**TASK GOAL**
Starting at the first line of the listing below, repeat each line up to and including the one containing "const epochs = d3.range(200);". Leave out pictures.

**STORED DATA**
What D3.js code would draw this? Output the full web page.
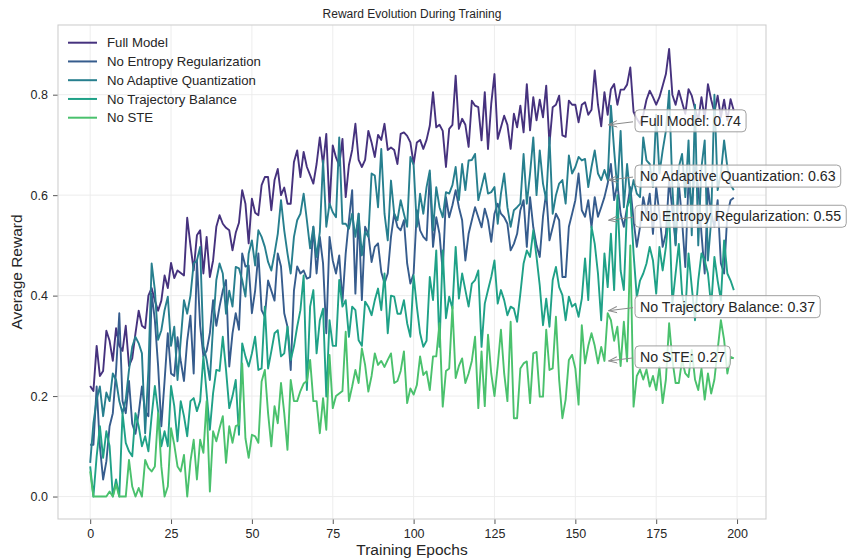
<!DOCTYPE html>
<html>
<head>
<meta charset="utf-8">
<script src="https://cdn.jsdelivr.net/npm/d3@7"></script>
<style>
  body { margin: 0; background: #fff; }
  svg { display: block; }
  text { font-family: "Liberation Sans", Arial, Helvetica, sans-serif; fill: #262626; }
</style>
</head>
<body>
<svg id="chart" width="850" height="560"></svg>
<script>
// ---- data -------------------------------------------------------------
const epochs = d3.range(200);

const seriesNames = [
  "Full Model",
  "No Entropy Regularization",
  "No Adaptive Quantization",
  "No Trajectory Balance",
  "No STE"
];

const fullModel = [
  .22,.21,.30,.24,.25,.33,.31,.27,.335,.30,
  .29,.34,.26,.275,.325,.37,.34,.335,.40,.415,
  .39,.37,.39,.44,.415,.465,.435,.45,.445,.44,
  .555,.50,.45,.52,.53,.444,.517,.437,.47,.537,
  .56,.543,.535,.53,.49,.525,.545,.61,.583,.504,
  .593,.565,.56,.62,.636,.636,.57,.63,.652,.60,
  .615,.583,.583,.666,.689,.636,.686,.656,.64,.623,
  .662,.715,.66,.722,.576,.699,.675,.659,.712,.596,
  .66,.69,.742,.67,.656,.67,.728,.705,.676,.72,
  .71,.742,.69,.695,.69,.662,.722,.725,.718,.705,
  .662,.705,.71,.692,.71,.738,.805,.735,.74,.728,
  .656,.732,.74,.838,.732,.752,.74,.696,.788,.778,
  .775,.709,.805,.692,.782,.841,.712,.735,.758,.74,
  .692,.762,.735,.778,.725,.821,.729,.795,.749,.79,
  .755,.818,.702,.775,.78,.798,.719,.716,.788,.78,
  .78,.745,.78,.785,.76,.77,.848,.78,.737,.805,
  .76,.811,.821,.78,.81,.81,.82,.854,.766,.752,
  .742,.76,.79,.808,.795,.78,.795,.818,.841,.891,
  .80,.78,.808,.785,.762,.811,.798,.772,.749,.795,
  .752,.821,.79,.765,.798,.755,.79,.749,.791,.768
];

const noEntropy = [
  .103,.103,.219,.10,.034,.07,.14,.166,.25,.365,
  .19,.166,.23,.145,.125,.166,.219,.17,.16,.404,
  .351,.26,.14,.23,.325,.245,.24,.317,.27,.23,
  .31,.36,.245,.47,.34,.279,.29,.325,.391,.34,
  .378,.41,.431,.259,.325,.365,.332,.484,.458,.46,
  .365,.41,.484,.371,.358,.43,.41,.39,.484,.458,
  .365,.338,.252,.41,.458,.444,.45,.434,.437,.537,
  .444,.517,.464,.325,.517,.47,.444,.48,.388,.484,
  .55,.61,.404,.563,.391,.537,.523,.467,.497,.504,
  .447,.424,.444,.517,.563,.537,.53,.55,.464,.424,
  .444,.57,.53,.517,.51,.643,.497,.556,.523,.447,
  .596,.556,.58,.61,.576,.55,.47,.523,.55,.576,
  .556,.536,.573,.55,.507,.563,.583,.563,.556,.543,
  .49,.503,.523,.57,.59,.497,.596,.536,.50,.477,
  .557,.606,.51,.536,.563,.55,.437,.437,.537,.563,
  .59,.643,.57,.557,.59,.536,.596,.557,.576,.596,
  .623,.662,.59,.623,.563,.537,.576,.616,.55,.497,
  .537,.596,.563,.603,.523,.616,.563,.497,.523,.63,
  .57,.503,.623,.55,.457,.63,.576,.656,.616,.523,
  .444,.616,.563,.537,.59,.464,.444,.563,.59,.595
];

const noAdaptive = [
  .067,.146,.193,.219,.16,.207,.19,.245,.232,.19,
  .166,.193,.252,.298,.318,.305,.285,.126,.252,.464,
  .411,.312,.331,.371,.398,.30,.338,.232,.312,.391,
  .364,.40,.464,.47,.497,.30,.272,.232,.338,.431,
  .464,.444,.364,.41,.378,.457,.454,.431,.398,.484,
  .51,.46,.53,.517,.497,.467,.45,.484,.523,.59,
  .53,.484,.444,.517,.55,.563,.603,.55,.494,.537,
  .477,.527,.669,.537,.583,.566,.556,.715,.543,.543,
  .533,.563,.517,.563,.48,.527,.517,.643,.639,.576,
  .692,.563,.51,.629,.563,.55,.59,.563,.537,.676,
  .66,.537,.603,.563,.616,.649,.53,.616,.576,.556,
  .606,.603,.62,.656,.59,.662,.61,.669,.67,.682,
  .59,.616,.643,.603,.606,.616,.543,.603,.643,.576,
  .537,.57,.576,.583,.682,.583,.643,.715,.60,.689,
  .623,.59,.715,.563,.60,.623,.63,.583,.679,.643,
  .656,.676,.669,.672,.616,.656,.689,.643,.63,.65,
  .63,.778,.689,.61,.728,.576,.662,.596,.63,.603,
  .596,.715,.669,.662,.616,.76,.643,.689,.728,.808,
  .616,.50,.656,.682,.596,.709,.52,.78,.50,.656,
  .709,.47,.55,.80,.61,.643,.709,.656,.62,.61
];

const noTrajectory = [
  .06,0,.08,.14,.077,.13,.10,0,.034,0,
  .166,.107,.09,.08,.166,.14,.10,.12,.09,.16,
  .22,.17,.10,.13,.10,.22,.18,.11,.19,.16,
  .12,.19,.196,.17,.19,.279,.206,.133,.206,.252,
  .25,.318,.252,.176,.20,.232,.123,.305,.279,.259,
  .285,.318,.252,.255,.378,.255,.289,.325,.331,.279,
  .285,.338,.272,.299,.338,.371,.44,.212,.378,.411,
  .285,.351,.374,.199,.351,.30,.30,.431,.378,.391,
  .318,.378,.371,.311,.30,.388,.378,.361,.391,.414,
  .371,.444,.325,.40,.398,.364,.364,.391,.345,.318,
  .44,.378,.325,.298,.31,.437,.391,.49,.298,.49,
  .355,.398,.374,.497,.394,.444,.411,.378,.424,.431,
  .45,.298,.384,.411,.437,.47,.384,.411,.391,.361,
  .378,.374,.348,.404,.464,.49,.477,.53,.477,.42,
  .341,.394,.338,.431,.457,.417,.401,.351,.398,.378,
  .384,.358,.394,.474,.391,.537,.503,.444,.351,.484,
  .417,.523,.411,.60,.45,.411,.576,.596,.484,.397,
  .43,.444,.464,.497,.47,.404,.497,.45,.497,.57,
  .384,.444,.503,.404,.365,.484,.417,.351,.43,.484,
  .47,.444,.378,.477,.43,.391,.51,.444,.43,.411
];

const noSTE = [
  .05,0,0,0,0,0,.01,0,.024,0,
  0,0,.073,.02,0,.017,0,.073,.057,.05,
  .06,.166,.06,0,.02,.136,.103,.06,.05,.083,
  0,.07,.113,.034,.113,.087,.19,.01,.13,.11,
  .136,.16,.067,.14,.107,.14,.143,.265,.116,.077,
  .123,.12,.107,.229,.252,.166,.10,.18,.146,.226,
  .166,.093,.232,.19,.19,.21,.225,.23,.272,.19,
  .19,.126,.196,.133,.282,.176,.20,.205,.21,.328,
  .19,.219,.252,.226,.295,.262,.209,.24,.285,.262,
  .27,.258,.272,.285,.226,.23,.25,.289,.186,.215,
  .203,.222,.279,.242,.249,.212,.279,.279,.345,.179,
  .25,.255,.378,.236,.26,.275,.226,.245,.27,.318,
  .176,.289,.18,.322,.245,.20,.26,.332,.245,.19,
  .348,.156,.156,.255,.265,.269,.186,.285,.288,.199,
  .199,.332,.252,.255,.358,.232,.156,.193,.272,.282,
  .255,.183,.341,.265,.30,.325,.30,.265,.298,.27,
  .365,.351,.31,.338,.26,.348,.269,.50,.179,.24,
  .253,.233,.253,.219,.24,.212,.258,.186,.233,.345,
  .272,.226,.226,.272,.245,.238,.292,.233,.212,.255,
  .193,.245,.205,.233,.292,.351,.312,.245,.278,.275
];

// reported final rewards (annotated on the right)
const finalRewards = [0.74, 0.55, 0.63, 0.37, 0.27];

const seriesColors = ["#46327e", "#365c8d", "#277f8e", "#1fa187", "#4ac16d"];

const xTicks = [0, 25, 50, 75, 100, 125, 150, 175, 200];
const yTicks = [0.0, 0.2, 0.4, 0.6, 0.8];

const allSeries = [fullModel, noEntropy, noAdaptive, noTrajectory, noSTE];

// ---- layout -----------------------------------------------------------
const plot = { left: 58, right: 766, top: 25, bottom: 519 };
const fontStack = '"Liberation Sans", Arial, Helvetica, sans-serif';

const svg = d3.select("#chart");

const x = d3.scaleLinear().domain([-9.95, 208.95]).range([plot.left, plot.right]);
const y = d3.scaleLinear().domain([-0.0447, 0.9387]).range([plot.bottom, plot.top]);

// grid
const grid = svg.append("g").attr("class", "grid");
grid.selectAll("line.gx").data(xTicks).join("line")
  .attr("x1", d => x(d)).attr("x2", d => x(d))
  .attr("y1", plot.top).attr("y2", plot.bottom)
  .attr("stroke", "#ebebeb").attr("stroke-width", 0.9);
grid.selectAll("line.gy").data(yTicks).join("line")
  .attr("x1", plot.left).attr("x2", plot.right)
  .attr("y1", d => y(d)).attr("y2", d => y(d))
  .attr("stroke", "#ebebeb").attr("stroke-width", 0.9);

// axes
const xAxis = d3.axisBottom(x).tickValues(xTicks).tickFormat(d3.format("d"))
  .tickSize(5).tickPadding(5).tickSizeOuter(0);
const yAxis = d3.axisLeft(y).tickValues(yTicks).tickFormat(d3.format(".1f"))
  .tickSize(5).tickPadding(5).tickSizeOuter(0);

const gx = svg.append("g").attr("transform", `translate(0,${plot.bottom})`).call(xAxis);
const gy = svg.append("g").attr("transform", `translate(${plot.left},0)`).call(yAxis);
[gx, gy].forEach(g => {
  g.select(".domain").remove();
  g.selectAll(".tick line").attr("stroke", "#444").attr("stroke-width", 0.9);
  g.selectAll(".tick text").attr("fill", "#262626")
    .style("font-family", fontStack).style("font-size", "12.5px");
});

// series lines
const line = d3.line().x((d, i) => x(epochs[i])).y(d => y(d));
const lines = svg.append("g").attr("class", "series");
allSeries.forEach((s, k) => {
  lines.append("path")
    .datum(s)
    .attr("d", line)
    .attr("fill", "none")
    .attr("stroke", seriesColors[k])
    .attr("stroke-width", 1.9)
    .attr("stroke-linejoin", "round")
    .attr("stroke-linecap", "butt");
});

// frame
svg.append("rect")
  .attr("x", plot.left).attr("y", plot.top)
  .attr("width", plot.right - plot.left).attr("height", plot.bottom - plot.top)
  .attr("fill", "none").attr("stroke", "#cfcfcf").attr("stroke-width", 1.1);

// legend
const legend = svg.append("g").attr("class", "legend");
seriesNames.forEach((name, k) => {
  const ly = 42.7 + k * 18.75;
  legend.append("line")
    .attr("x1", 68).attr("x2", 97).attr("y1", ly).attr("y2", ly)
    .attr("stroke", seriesColors[k]).attr("stroke-width", 2);
  legend.append("text")
    .attr("x", 107).attr("y", ly).attr("dy", "0.35em")
    .style("font-size", "13.2px")
    .text(name);
});

// arrow head marker
const defs = svg.append("defs");
defs.append("marker")
  .attr("id", "arrowHead")
  .attr("viewBox", "0 0 10 10")
  .attr("refX", 9.5).attr("refY", 5)
  .attr("markerWidth", 9).attr("markerHeight", 9)
  .attr("markerUnits", "userSpaceOnUse")
  .attr("orient", "auto")
  .append("path")
  .attr("d", "M0,1.5 L9.5,5 L0,8.5")
  .attr("fill", "none").attr("stroke", "#8a8a8a").attr("stroke-width", 1.1);

// final-reward annotations
const notes = svg.append("g").attr("class", "notes");
finalRewards.forEach((v, k) => {
  const px = x(160), py = y(v);
  const tx = x(170);
  const cy = py - 4;
  const g = notes.append("g");
  const t = g.append("text")
    .attr("x", tx).attr("y", cy).attr("dy", "0.35em")
    .style("font-size", "14.2px")
    .text(`${seriesNames[k]}: ${v.toFixed(2)}`);
  const bb = t.node().getBBox();
  const padX = 5, h = 22;
  const bx = tx - padX;
  g.insert("rect", "text")
    .attr("x", bx).attr("y", cy - h / 2)
    .attr("width", bb.width + 2 * padX).attr("height", h)
    .attr("rx", 4).attr("ry", 4)
    .attr("fill", "#fff").attr("fill-opacity", 0.8)
    .attr("stroke", "#a0a0a0").attr("stroke-width", 1);
  g.insert("line", "rect")
    .attr("x1", bx - 2).attr("y1", cy + 1)
    .attr("x2", px + 1).attr("y2", py)
    .attr("stroke", "#8a8a8a").attr("stroke-width", 1)
    .attr("marker-end", "url(#arrowHead)");
});

// titles
svg.append("text")
  .attr("x", (plot.left + plot.right) / 2).attr("y", 18)
  .attr("text-anchor", "middle")
  .style("font-size", "12px")
  .text("Reward Evolution During Training");

svg.append("text")
  .attr("x", (plot.left + plot.right) / 2).attr("y", 555)
  .attr("text-anchor", "middle")
  .style("font-size", "15.5px")
  .text("Training Epochs");

svg.append("text")
  .attr("transform", `translate(22,${(plot.top + plot.bottom) / 2}) rotate(-90)`)
  .attr("text-anchor", "middle")
  .style("font-size", "15.5px")
  .text("Average Reward");
</script>
</body>
</html>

**SOLUTION**
What D3.js code would draw this? Output the full web page.
<!DOCTYPE html>
<html>
<head>
<meta charset="utf-8">
<script src="https://cdn.jsdelivr.net/npm/d3@7"></script>
<style>
  body { margin: 0; background: #fff; }
  svg { display: block; }
  text { font-family: "Liberation Sans", Arial, Helvetica, sans-serif; fill: #262626; }
</style>
</head>
<body>
<svg id="chart" width="850" height="560"></svg>
<script>
// ---- data -------------------------------------------------------------
const epochs = d3.range(200);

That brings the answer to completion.